Given $1+a+b+c = 2abc$ and positivity of real numbers $a,b,c$, we are asked to prove that $$\frac{ab}{1+a+b}+\frac{bc}{1+b+c}+\frac{ac}{1+a+c}\geq \frac{3}{2}$$
If $d=a+b+c$ I got as far as to simplify the inequality into $$\dfrac{1}{a}+\dfrac{1}{b}+\dfrac{1}{c}+\dfrac{1}{d-a}+\dfrac{1}{d-b}+\dfrac{1}{d-c}\geq 3$$ From $a=\frac{1+b+c}{2bc-1}$ I also can prove that $$ab+ac+bc\geq \frac{3}{2}$$ But cannot manage to get to the desired result.

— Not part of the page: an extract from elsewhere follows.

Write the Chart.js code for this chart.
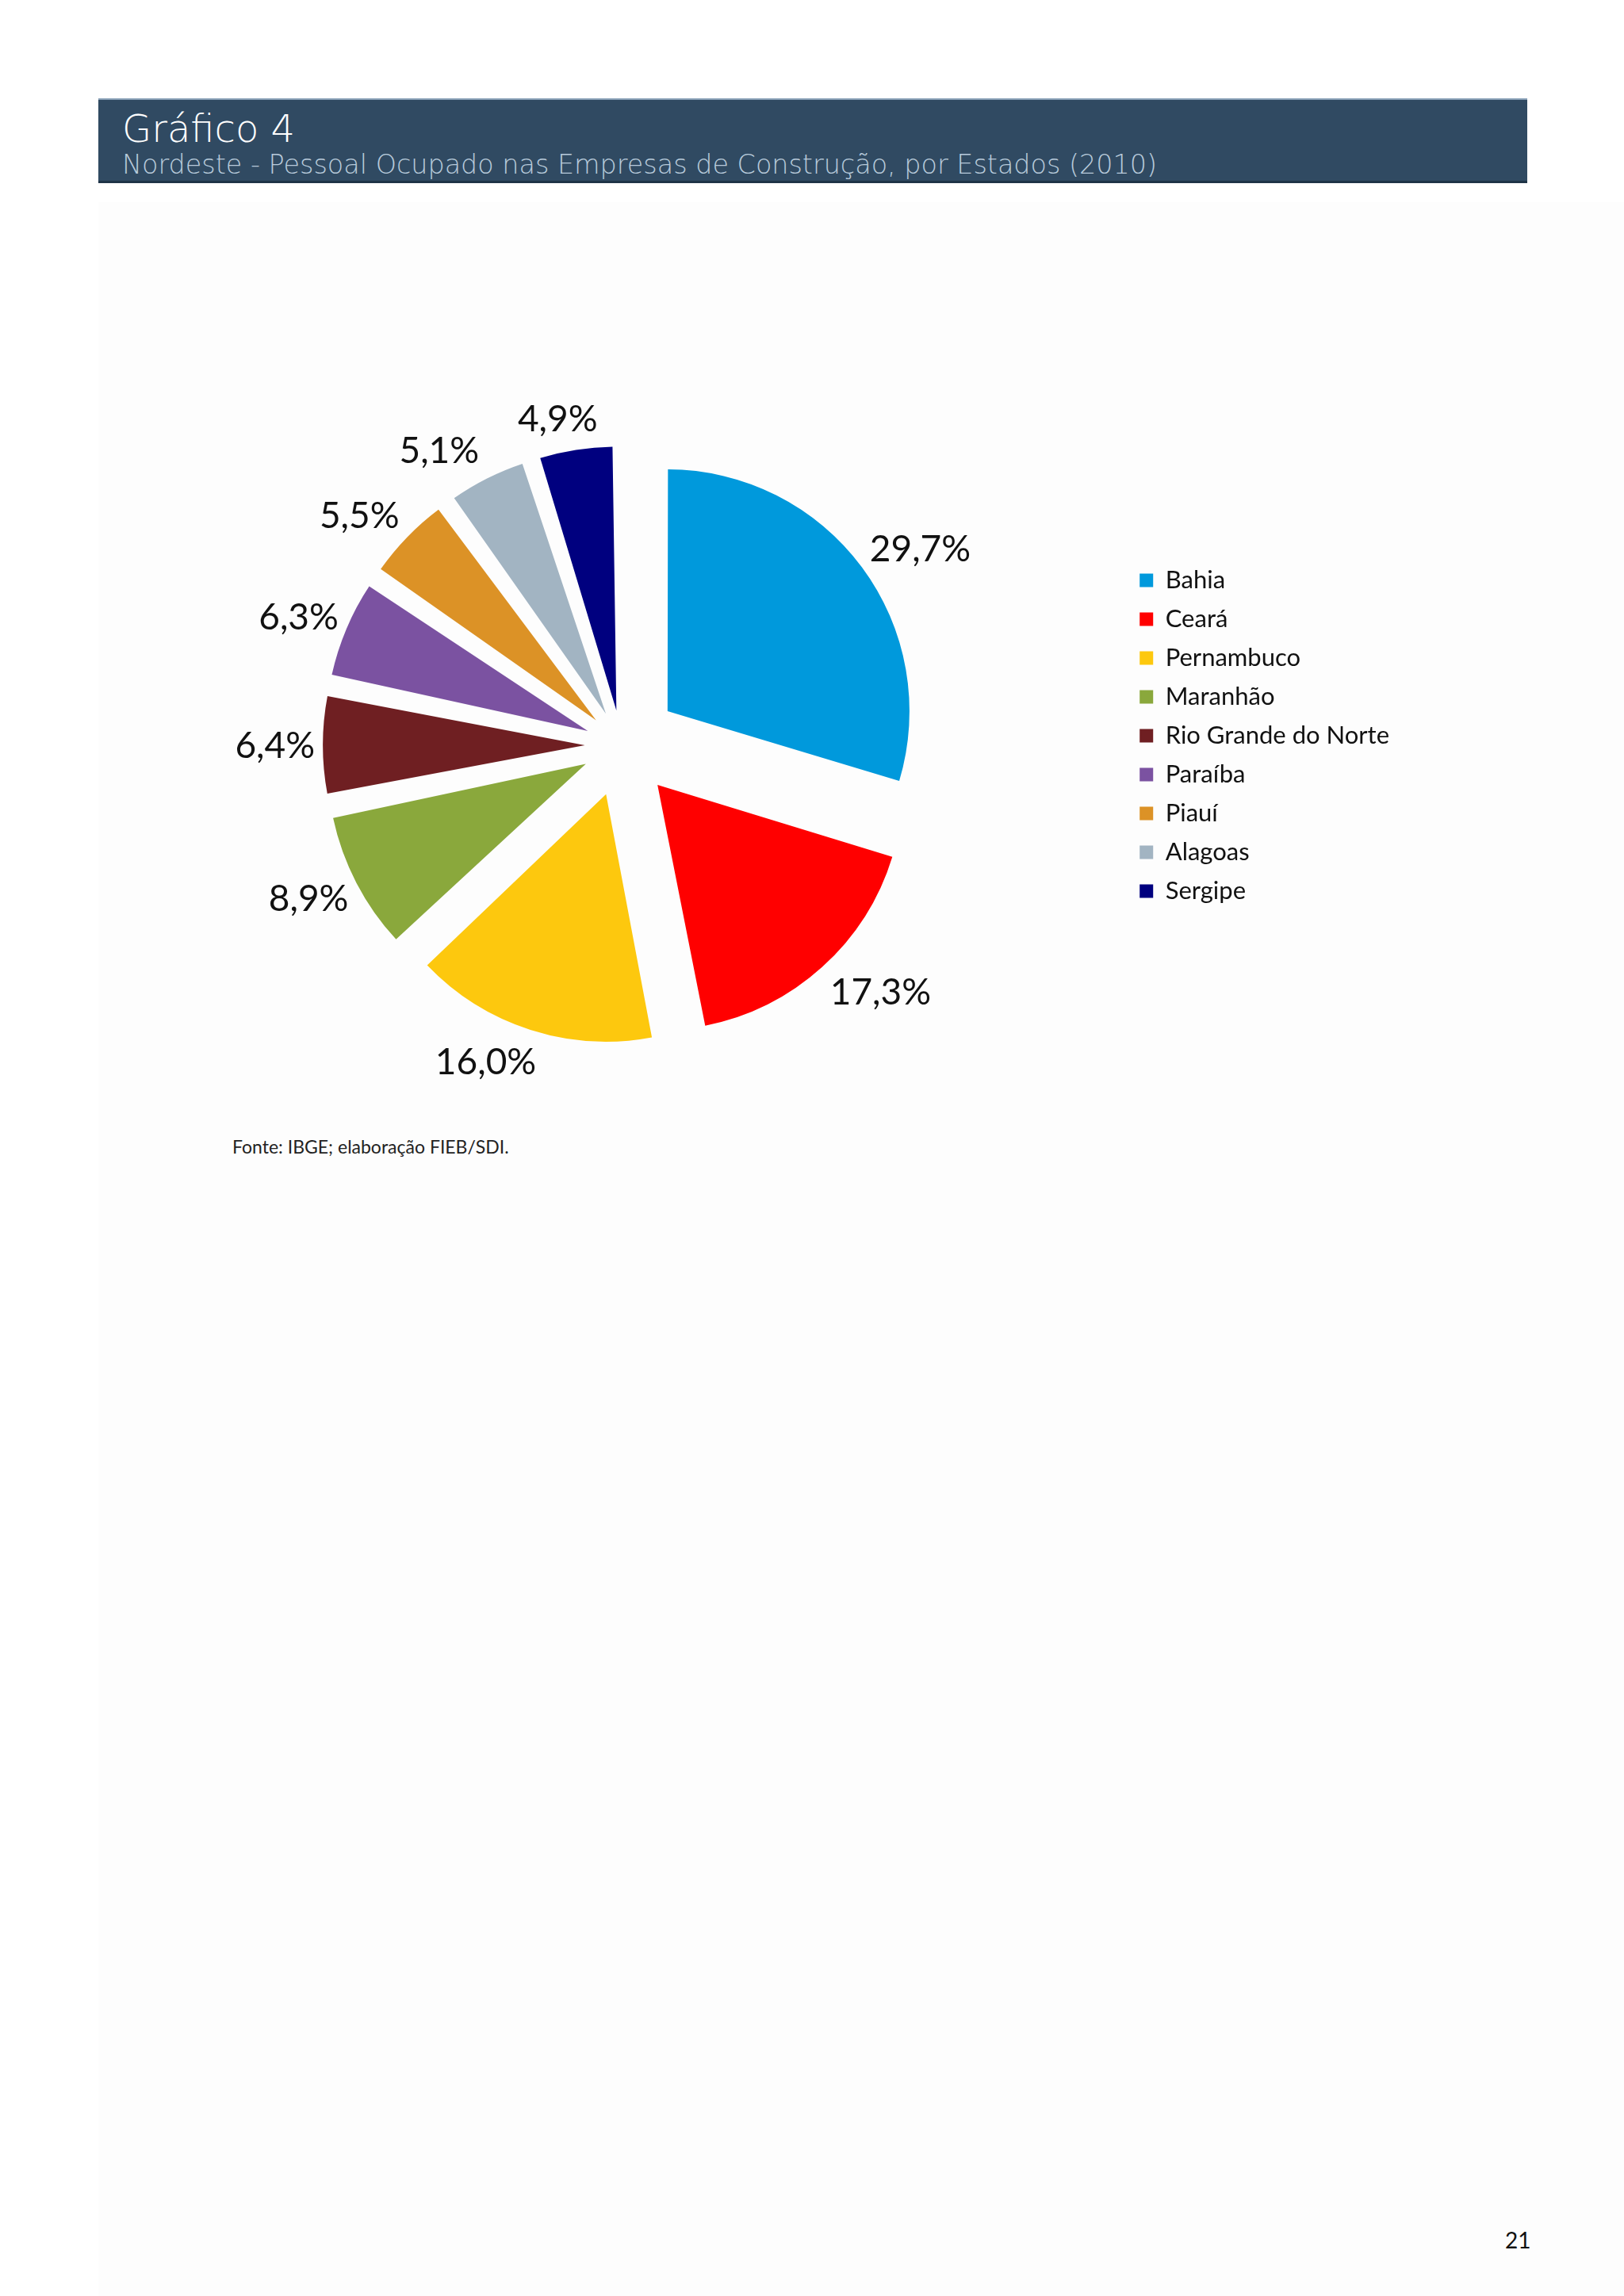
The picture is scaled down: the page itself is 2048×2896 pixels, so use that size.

We need to prove next equivalent inequality $$\sum\limits_{cyc}\left(\frac{ab}{1+a+b}+1\right)\geq\frac{9}{2}$$ or $$\sum\limits_{cyc}\frac{(a+1)(b+1)(c+1)}{(1+a+b)(1+c)}\geq\frac{9}{2}$$ Then by Cauchy-Schwarz inequality $$\sum\limits_{cyc}\frac{(a+1)(b+1)(c+1)}{(1+a+b)(1+c)}\geq\frac{9\prod\limits_{cyc}(a+1)}{\sum\limits_{cyc}(1+a+b)(c+1)}=$$ $$=\frac{9\prod\limits_{cyc}(a+1)}{\sum\limits_{cyc}(a+2ab+1+2a)}=\frac{9}{2}$$ Now, we have done!